Lamentablemente, ese supremacismo intolerante tan parecido al que mostraron los nazis contra los judíos, gitanos y a quienes ellos consideraran “inferiores” o los racistas de EE.UU. agrupados en el siniestro Ku Klux Klan, lo muestran cada vez que tienen ocasión de la manera más desvergonzada, y lo peor es escuchar las justificaciones que les dan los medios de comunicación. Recientemente fue contra el beisbolista conocido como “El Potro” Álvarez, a quien apoyar a Hugo Chávez lo ha convertido en víctima de esta jauría intolerante, que lo insulta en los estadios o donde sus cobardes individualidades puedan encontrar el valor de la pandilla. ¿Y cuál es la reacción de los medios? Mientras en la Europa que tanto criticamos los comportamientos violentos en los eventos deportivos son d ura y oportunamente sancionados (quizá debido a los millones de euros que mueven el fútbol y otros espectáculos deportivos) mediante multas, suspensiones a los clubes y a los propios estadios, en la televisión se dieron el lujo ayer mismo de defender la actuación de esa jauría con el argumento de “¿Cómo le vamos a coartar su libertad de expresión a esos fanáticos?” o peor aún: “ ¡La culpa la tiene Álvarez por mezclarse en la política!” Es de suponer que Ramón Guillermo Aveledo, Presidente de la Liga Venezolana de Beisbol Profesional y Directivo de la opositora Mesa de la Unidad tampoco tiene derecho a ejercer su militancia política so pena de ser acosado por una turba. O que el acoso o un linchamiento puedan ser manifestaciones de la “libertad de expresión”.

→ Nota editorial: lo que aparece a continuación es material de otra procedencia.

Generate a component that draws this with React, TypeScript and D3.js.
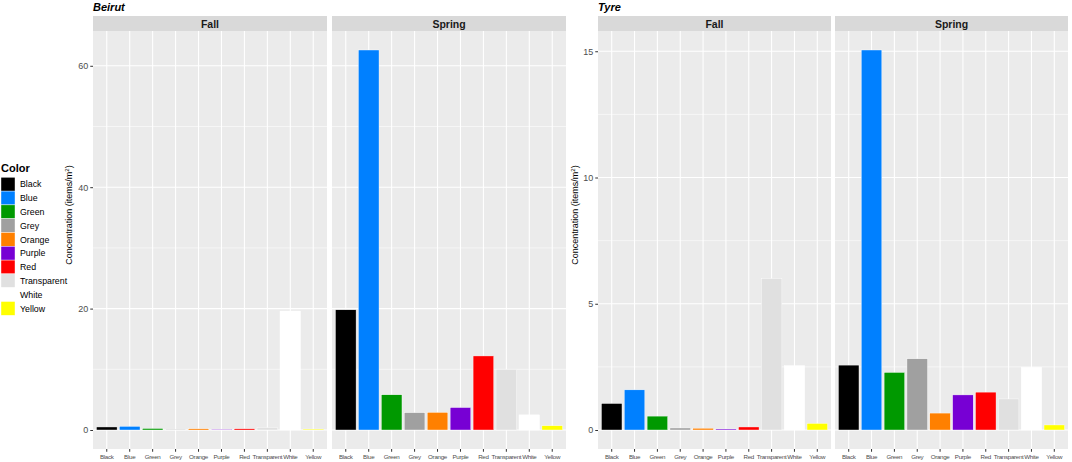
import * as d3 from "d3";
import { useRef, useEffect } from "react";

const categories = [
  "Black",
  "Blue",
  "Green",
  "Grey",
  "Orange",
  "Purple",
  "Red",
  "Transparent",
  "White",
  "Yellow",
];
const fillColors = [
  "#000000",
  "#0080FF",
  "#009900",
  "#A0A0A0",
  "#FF8000",
  "#7700D4",
  "#FF0000",
  "#E0E0E0",
  "#FFFFFF",
  "#FFFF00",
];

const beirutFall = [0.5, 0.6, 0.25, 0.1, 0.2, 0.1, 0.2, 0.4, 19.6, 0.15];
const beirutSpring = [19.8, 62.6, 5.8, 2.85, 2.9, 3.7, 12.2, 10.0, 2.5, 0.7];
const tyreFall = [1.05, 1.59, 0.55, 0.08, 0.07, 0.04, 0.12, 6.0, 2.55, 0.26];
const tyreSpring = [2.57, 15.05, 2.28, 2.82, 0.67, 1.39, 1.5, 1.23, 2.49, 0.2];

const beirutMajor = [0, 20, 40, 60];
const beirutMinor = [10, 30, 50];
const tyreMajor = [0, 5, 10, 15];
const tyreMinor = [2.5, 7.5, 12.5];

const seasons = ["Fall", "Spring"];

const FONT = "'Liberation Sans', Arial, Helvetica, sans-serif";

interface Site {
  name: string;
  fall: number[];
  spring: number[];
  major: number[];
  minor: number[];
  panels: [number, number][];
  titleX: number;
}

const sites: Site[] = [
  {
    name: "Beirut",
    fall: beirutFall,
    spring: beirutSpring,
    major: beirutMajor,
    minor: beirutMinor,
    panels: [
      [93, 327],
      [332, 566],
    ],
    titleX: 72,
  },
  {
    name: "Tyre",
    fall: tyreFall,
    spring: tyreSpring,
    major: tyreMajor,
    minor: tyreMinor,
    panels: [
      [598, 831],
      [835, 1068],
    ],
    titleX: 578,
  },
];

export default function App() {
  const ref = useRef<SVGSVGElement>(null);

  useEffect(() => {
    if (!ref.current) return;
    const svg = d3.select(ref.current);
    svg.selectAll("*").remove();

    const top = 31;
    const bottom = 449;
    const stripTop = 16;

    sites.forEach((site) => {
      const maxV = d3.max([...site.fall, ...site.spring]) || 1;
      const y = d3
        .scaleLinear()
        .domain([-0.05 * maxV, maxV * 1.05])
        .range([bottom, top]);

      // site title
      svg
        .append("text")
        .attr("x", site.panels[0][0])
        .attr("y", 11)
        .attr("font-family", FONT)
        .attr("font-size", 11)
        .attr("font-weight", "bold")
        .attr("font-style", "italic")
        .attr("fill", "#000")
        .text(site.name);

      [site.fall, site.spring].forEach((values, pi) => {
        const [x0, x1] = site.panels[pi];
        const x = d3
          .scaleBand()
          .domain(categories)
          .range([x0, x1])
          .paddingInner(0.1)
          .paddingOuter(0.15);

        const g = svg.append("g");

        // panel background
        g.append("rect")
          .attr("x", x0)
          .attr("y", top)
          .attr("width", x1 - x0)
          .attr("height", bottom - top)
          .attr("fill", "#EBEBEB");

        // strip
        g.append("rect")
          .attr("x", x0)
          .attr("y", stripTop)
          .attr("width", x1 - x0)
          .attr("height", top - stripTop)
          .attr("fill", "#D9D9D9");
        g.append("text")
          .attr("x", (x0 + x1) / 2)
          .attr("y", (stripTop + top) / 2 + 4)
          .attr("text-anchor", "middle")
          .attr("font-family", FONT)
          .attr("font-size", 10.5)
          .attr("font-weight", "bold")
          .attr("fill", "#1A1A1A")
          .text(seasons[pi]);

        // minor horizontal grid
        g.selectAll(".minor")
          .data(site.minor)
          .enter()
          .append("line")
          .attr("x1", x0)
          .attr("x2", x1)
          .attr("y1", (d) => y(d))
          .attr("y2", (d) => y(d))
          .attr("stroke", "#fff")
          .attr("stroke-width", 0.55);

        // major grid
        g.selectAll(".major")
          .data(site.major)
          .enter()
          .append("line")
          .attr("x1", x0)
          .attr("x2", x1)
          .attr("y1", (d) => y(d))
          .attr("y2", (d) => y(d))
          .attr("stroke", "#fff")
          .attr("stroke-width", 1.07);

        g.selectAll(".vgrid")
          .data(categories)
          .enter()
          .append("line")
          .attr("x1", (d) => (x(d) || 0) + x.bandwidth() / 2)
          .attr("x2", (d) => (x(d) || 0) + x.bandwidth() / 2)
          .attr("y1", top)
          .attr("y2", bottom)
          .attr("stroke", "#fff")
          .attr("stroke-width", 1.07);

        // bars
        g.selectAll(".bar")
          .data(values)
          .enter()
          .append("rect")
          .attr("x", (_, i) => x(categories[i]) || 0)
          .attr("width", x.bandwidth())
          .attr("y", (d) => y(d))
          .attr("height", (d) => y(0) - y(d))
          .attr("fill", (_, i) => fillColors[i])
          .attr("stroke", "#fff")
          .attr("stroke-width", 0.4);

        // x axis ticks & labels
        const xa = g
          .append("g")
          .attr("transform", `translate(0,${bottom})`)
          .call(d3.axisBottom(x).tickSize(2.75).tickPadding(2.5));
        xa.select(".domain").remove();
        xa.selectAll("line").attr("stroke", "#333333");
        xa.selectAll("text")
          .attr("font-family", FONT)
          .attr("font-size", 6.2)
          .attr("letter-spacing", -0.3)
          .attr("fill", "#4D4D4D");

        // y axis on first panel
        if (pi === 0) {
          const ya = g
            .append("g")
            .attr("transform", `translate(${x0},0)`)
            .call(
              d3
                .axisLeft(y)
                .tickValues(site.major)
                .tickSize(2.75)
                .tickPadding(2)
            );
          ya.select(".domain").remove();
          ya.selectAll("line").attr("stroke", "#333333");
          ya.selectAll("text")
            .attr("font-family", FONT)
            .attr("font-size", 9)
            .attr("fill", "#4D4D4D");
        }
      });

      // y axis title
      const t = svg
        .append("text")
        .attr(
          "transform",
          `translate(${site.titleX},215) rotate(-90)`
        )
        .attr("text-anchor", "middle")
        .attr("font-family", FONT)
        .attr("font-size", 9)
        .attr("fill", "#000");
      t.append("tspan").text("Concentration (items/m");
      t.append("tspan").attr("font-size", 6).attr("dy", -3).text("2");
      t.append("tspan").attr("dy", 3).text(")");
    });

    // legend
    const legend = svg.append("g");
    legend
      .append("text")
      .attr("x", 1)
      .attr("y", 172)
      .attr("font-family", FONT)
      .attr("font-size", 11)
      .attr("font-weight", "bold")
      .attr("fill", "#000")
      .text("Color");
    const keyH = 13.8;
    categories.forEach((c, i) => {
      const ky = 177.3 + i * keyH;
      legend
        .append("rect")
        .attr("x", 1)
        .attr("y", ky)
        .attr("width", 14)
        .attr("height", keyH)
        .attr("fill", fillColors[i])
        .attr("stroke", "#fff")
        .attr("stroke-width", 0.4);
      legend
        .append("text")
        .attr("x", 20)
        .attr("y", ky + keyH / 2 + 3.2)
        .attr("font-family", FONT)
        .attr("font-size", 8.8)
        .attr("fill", "#000")
        .text(c);
    });
  }, []);

  return (
    <svg
      ref={ref}
      width={1072}
      height={462}
      style={{ position: "absolute", left: 0, top: 0, background: "#fff" }}
    />
  );
}
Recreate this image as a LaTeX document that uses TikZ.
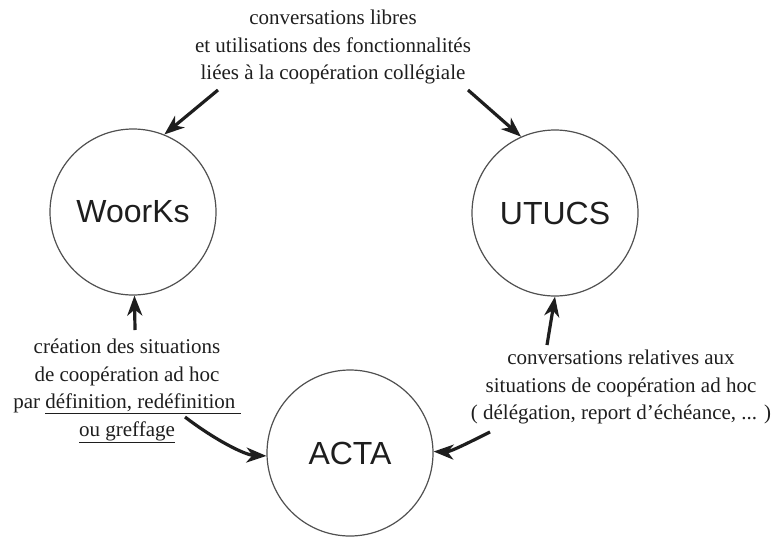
\documentclass[tikz,border=0pt]{standalone}
\usepackage{fontspec}
\setmainfont{Liberation Serif}
\newfontfamily\sysfont{Liberation Sans}
\usepackage{xcolor}
\usepackage{tikz}
\usetikzlibrary{arrows.meta,positioning}
\definecolor{inkgray}{RGB}{30,30,30}
\definecolor{rimgray}{RGB}{80,80,80}
\tikzset{
  sysv/.style={circle, draw=rimgray, line width=1.2pt, fill=white, minimum size=166pt, inner sep=0pt, font=\sysfont\fontsize{32}{36}\selectfont, text=inkgray},
  note/.style={align=center, inner sep=0pt, text=inkgray, font=\fontsize{21}{27.5}\selectfont},
  flow/.style={line width=3.2pt, draw=inkgray, -{Stealth[length=20pt,width=15pt,inset=6pt]}}
}

\begin{document}
\begin{tikzpicture}[x=1pt,y=-1pt]
  \useasboundingbox (0,0) rectangle (776,536);
  % the three systems
  \node[sysv] (woorks) at (133,212) {WoorKs};
  \node[sysv] (utucs) at (555,213) {UTUCS};
  \node[sysv] (acta) at (350,453) {ACTA};

  % labels
  \node[note] (libres) at (333,47) {conversations libres\\ et utilisations des fonctionnalités\\ liées à la coopération collégiale};
  \node[note] (creation) at (127,391) {création des situations\\ de coopération ad hoc\\ par \underline{définition, redéfinition~}\\ \underline{ou greffage}};
  \node[note] (relatives) at (621,387) {conversations relatives aux\\ situations de coopération ad hoc\\ ( délégation, report d'échéance, ... )};

  % tails of the arrows
  \coordinate (t1) at (218,90);
  \coordinate (t2) at (468,90);
  \coordinate (t3) at (135,330);
  \coordinate (t4) at (185,417);
  \coordinate (t5) at (547,345);
  \coordinate (t6) at (490,432);

  \draw[flow] (t1) -- (woorks.68);
  \draw[flow] (t2) -- (utucs.114);
  \draw[flow] (t3) -- (woorks.-89);
  \draw[flow] (t4) .. controls (215,440) and (245,455) .. (acta.182);
  \draw[flow] (t5) -- (utucs.-90);
  \draw[flow] (t6) .. controls (470,442) and (450,452) .. (acta.1);
\end{tikzpicture}
\end{document}
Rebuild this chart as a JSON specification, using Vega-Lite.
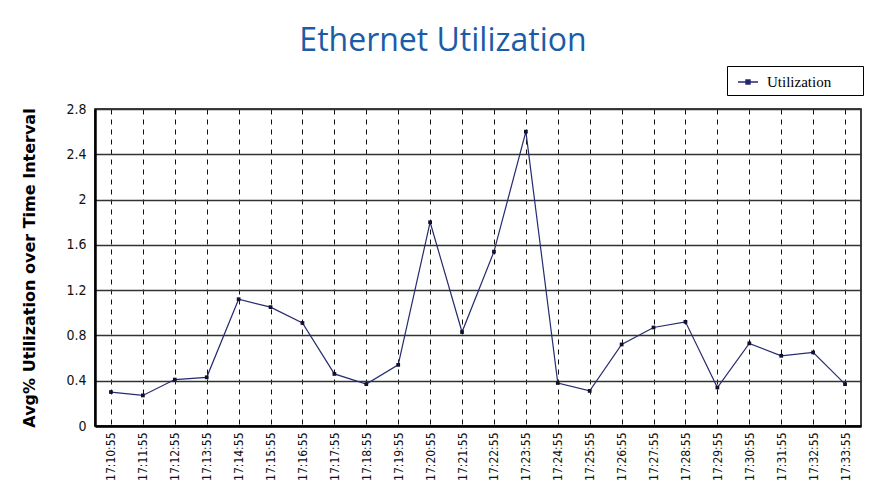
{
  "$schema": "https://vega.github.io/schema/vega-lite/v6.json",
  "width": 766,
  "height": 317,
  "autosize": {"type": "none"},
  "padding": {"left": 95, "top": 109, "right": 10, "bottom": 70},
  "background": "white",
  "title": {
    "text": "Ethernet Utilization",
    "font": "Open Sans",
    "fontSize": 32,
    "fontWeight": "normal",
    "color": "#1a5ca8",
    "anchor": "middle",
    "frame": "group",
    "dx": -35,
    "baseline": "alphabetic",
    "offset": -17
  },
  "config": {"view": {"stroke": "black", "strokeWidth": 1.5}},
  "data": {
    "values": [
      {"time": "17:10:55", "utilization": 0.30, "series": "Utilization"},
      {"time": "17:11:55", "utilization": 0.27, "series": "Utilization"},
      {"time": "17:12:55", "utilization": 0.41, "series": "Utilization"},
      {"time": "17:13:55", "utilization": 0.43, "series": "Utilization"},
      {"time": "17:14:55", "utilization": 1.12, "series": "Utilization"},
      {"time": "17:15:55", "utilization": 1.05, "series": "Utilization"},
      {"time": "17:16:55", "utilization": 0.91, "series": "Utilization"},
      {"time": "17:17:55", "utilization": 0.46, "series": "Utilization"},
      {"time": "17:18:55", "utilization": 0.37, "series": "Utilization"},
      {"time": "17:19:55", "utilization": 0.54, "series": "Utilization"},
      {"time": "17:20:55", "utilization": 1.80, "series": "Utilization"},
      {"time": "17:21:55", "utilization": 0.83, "series": "Utilization"},
      {"time": "17:22:55", "utilization": 1.54, "series": "Utilization"},
      {"time": "17:23:55", "utilization": 2.60, "series": "Utilization"},
      {"time": "17:24:55", "utilization": 0.38, "series": "Utilization"},
      {"time": "17:25:55", "utilization": 0.31, "series": "Utilization"},
      {"time": "17:26:55", "utilization": 0.72, "series": "Utilization"},
      {"time": "17:27:55", "utilization": 0.87, "series": "Utilization"},
      {"time": "17:28:55", "utilization": 0.92, "series": "Utilization"},
      {"time": "17:29:55", "utilization": 0.34, "series": "Utilization"},
      {"time": "17:30:55", "utilization": 0.73, "series": "Utilization"},
      {"time": "17:31:55", "utilization": 0.62, "series": "Utilization"},
      {"time": "17:32:55", "utilization": 0.65, "series": "Utilization"},
      {"time": "17:33:55", "utilization": 0.37, "series": "Utilization"}
    ]
  },
  "layer": [
    {
      "mark": {"type": "line", "strokeWidth": 1.2},
      "encoding": {
        "x": {
          "field": "time",
          "type": "ordinal",
          "sort": null,
          "scale": {"type": "point", "padding": 0.5},
          "axis": {
            "title": null,
            "labelAngle": -90,
            "labelFont": "DejaVu Sans Condensed, Liberation Sans Narrow, Liberation Sans",
            "labelFontSize": 12,
            "labelColor": "#111111",
            "ticks": false,
            "labelPadding": 6,
            "domain": true,
            "domainColor": "black",
            "domainWidth": 2.5,
            "grid": true,
            "gridColor": "#111111",
            "gridDash": [5, 5],
            "gridWidth": 1,
            "gridOpacity": 1
          }
        },
        "y": {
          "field": "utilization",
          "type": "quantitative",
          "scale": {"domain": [0, 2.8], "nice": false, "zero": true},
          "axis": {
            "title": "Avg% Utilization over Time Interval",
            "titleFont": "DejaVu Sans",
            "titleFontSize": 16,
            "titleFontWeight": "bold",
            "titleColor": "black",
            "titlePadding": 28,
            "values": [0, 0.4, 0.8, 1.2, 1.6, 2, 2.4, 2.8],
            "format": "~g",
            "labelFont": "DejaVu Sans Condensed, Liberation Sans Narrow, Liberation Sans",
            "labelFontSize": 14,
            "labelColor": "#111111",
            "ticks": false,
            "labelPadding": 9,
            "domainColor": "black",
            "domainWidth": 2.5,
            "grid": true,
            "gridColor": "#333333",
            "gridWidth": 1.5,
            "gridOpacity": 1
          }
        },
        "color": {
          "field": "series",
          "type": "nominal",
          "scale": {"range": ["#262a6e"]},
          "legend": {
            "title": null,
            "orient": "none",
            "legendX": 632,
            "legendY": -43,
            "strokeColor": "black",
            "fillColor": "white",
            "padding": 5,
            "symbolOffset": 5,
            "symbolType": "M-1,0H1M-0.2,-0.2H0.2V0.2H-0.2Z",
            "symbolSize": 400,
            "labelFont": "Liberation Serif",
            "labelFontSize": 15,
            "labelColor": "black",
            "labelOffset": 8,
            "labelExpr": "datum.label + '\u00a0\u00a0\u00a0\u00a0\u2800'",
            "encode": {
              "symbols": {
                "update": {
                  "stroke": {"value": "#1c1c6e"},
                  "fill": {"value": "#1c1c6e"},
                  "strokeWidth": {"value": 1.5}
                }
              }
            }
          }
        }
      }
    },
    {
      "mark": {"type": "point", "shape": "square", "filled": true, "size": 14, "color": "#10102a", "opacity": 1},
      "encoding": {
        "x": {"field": "time", "type": "ordinal", "sort": null},
        "y": {"field": "utilization", "type": "quantitative"}
      }
    }
  ]
}
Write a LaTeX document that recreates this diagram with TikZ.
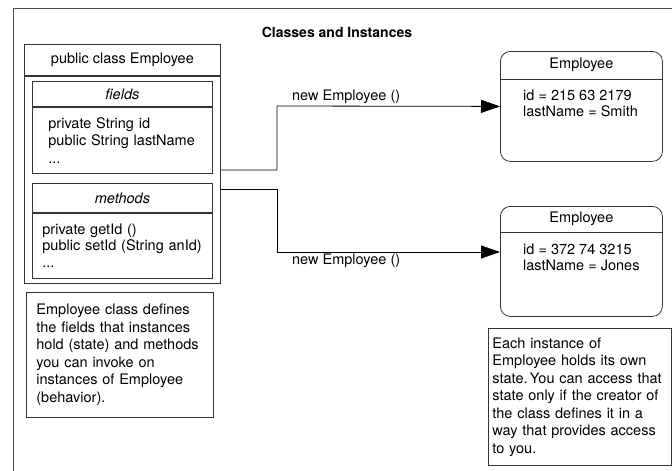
\documentclass[tikz,border=0pt]{standalone}
\usepackage{fontspec}
\setmainfont{TeX Gyre Heros}
\usetikzlibrary{arrows.meta,positioning}
\frenchspacing

\tikzset{
  box/.style={draw=black!80,line width=0.8pt,inner sep=0pt},
  inst/.style={draw=black!80,line width=0.8pt,rounded corners=10pt,minimum width=162,minimum height=110,anchor=north west},
  note/.style={draw=black!80,line width=0.8pt,align=left,anchor=north west,inner ysep=0pt},
  txt/.style={align=left,inner sep=0pt},
  call/.style={line width=0.8pt,-{Triangle[length=19pt,width=13pt]}},
  lbl/.style={inner sep=2pt}
}

\begin{document}
\begin{tikzpicture}[x=1pt,y=-1pt,font=\fontsize{14.5}{17.5}\selectfont]
   \useasboundingbox (0,0) rectangle (672,471);
   \draw[black!70,line width=1pt] (13,471) -- (13,8) -- (672,8);
   \node[font=\fontsize{14}{17}\selectfont\bfseries] (title) at (337,32) {Classes and Instances};

   % the class
   \node[box,anchor=north west,minimum width=196,minimum height=31] (clshead) at (24,44) {public class Employee};
   \node[box,anchor=north,minimum width=196,minimum height=207] (clsbody) at (clshead.south) {};
   \node[box,anchor=north west,minimum width=180,minimum height=25,font=\fontsize{14.5}{17.5}\selectfont\itshape] (fldhead) at (32,81) {fields};
   \node[box,anchor=north,minimum width=180,minimum height=66,inner xsep=16pt,text width=148,align=left] (fldbody) at (fldhead.south) {private String id\\public String lastName\\...};
   \node[box,anchor=north west,minimum width=180,minimum height=29,font=\fontsize{14.5}{17.5}\selectfont\itshape] (mthhead) at (32,183) {methods};
   \node[box,anchor=north,minimum width=180,minimum height=65,inner xsep=10pt,text width=160,align=left] (mthbody) at (mthhead.south) {private getId ()\\[-1pt]public setId (String anId)\\[-1pt]...};

   \node[note,minimum width=187,minimum height=125,inner xsep=10pt,text width=167] (clsnote) at (26,292)
     {Employee class defines\\the fields that instances\\hold (state) and methods\\you can invoke on\\instances of Employee\\(behavior).};

   % the instances
   \node[inst] (smith) at (500,51) {};
   \node[anchor=north,minimum height=28,inner sep=0pt] (smithhead) at (smith.north) {Employee};
   \coordinate (smithline) at (smith.west |- smithhead.south);
   \draw[black!80,line width=0.8pt] (smithline) -- (smith.east |- smithline);
   \node[txt,below right=10pt and 23pt of smithline] (smithdata) {id = 215 63 2179\\[-1pt]lastName = Smith};

   \node[inst] (jones) at (500,206) {};
   \node[anchor=north,minimum height=26,inner sep=0pt] (joneshead) at (jones.north) {Employee};
   \coordinate (jonesline) at (jones.west |- joneshead.south);
   \draw[black!80,line width=0.8pt] (jonesline) -- (jones.east |- jonesline);
   \node[txt,below right=11pt and 23pt of jonesline] (jonesdata) {id = 372 74 3215\\[-1pt]lastName = Jones};

   \node[note,minimum width=183,minimum height=137,inner xsep=4pt,text width=175] (instnote) at (488,328)
     {Each instance of\\Employee holds its own\\state.\,You can access that\\state only if the creator of\\the class defines it in a\\way that provides access\\to you.};

   % new Employee () calls
   \coordinate (out1) at (clsbody.east |- 0,170);
   \coordinate (out2) at (clsbody.east |- 0,189);
   \draw[call] (out1) -| (277,106) -- node[lbl,above,pos=0.31] (call1) {new Employee ()} (smith.west);
   \draw[call] (out2) -| (277,252) -- node[lbl,below,pos=0.31] (call2) {new Employee ()} (jones.west |- 0,252);
\end{tikzpicture}
\end{document}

A la hipocresía descarada de quienes se desgarran las vestiduras por la violencia y culpan a Chávez de ejercer un “verbo incendiario” y por otro lado asumen un comportamiento que no se puede tildar sino de supremacismo neonazi, se une la pusilanimidad del Estado, que a pesar de tener leyes que prohíben la incitación al odio y a la discriminación, no hace nada por aplicarlas. La violencia no sólo es disparar un arma, es el acoso, la amenaza, el odio. La tolerancia con la intolerancia, si se me permite el juego de palabras que no es juego, es tan peligrosa como repartir armas cargadas indiscriminadamente en una esquina. Si no les decimos que ese comportamiento no lo vamos a tolrerar, estamos dejando la puerta abierta para que se cuelen en nuestra sociedad demonios peores de los que ya tenemos, con el agravante de que sabemos que hay interesados en crear este tipo de situaciones. La respuesta por supuesto no puede ser del mismo tenor, no podemos responder sino con ética e insitucionalidad: el acoso debe ser reconocido como delito, en la escuela, en el estadio, en el trabajo, donde sea, y debe ser castigado, así como su incitación u apología para que nuestra sociedad no naufrague en la violencia.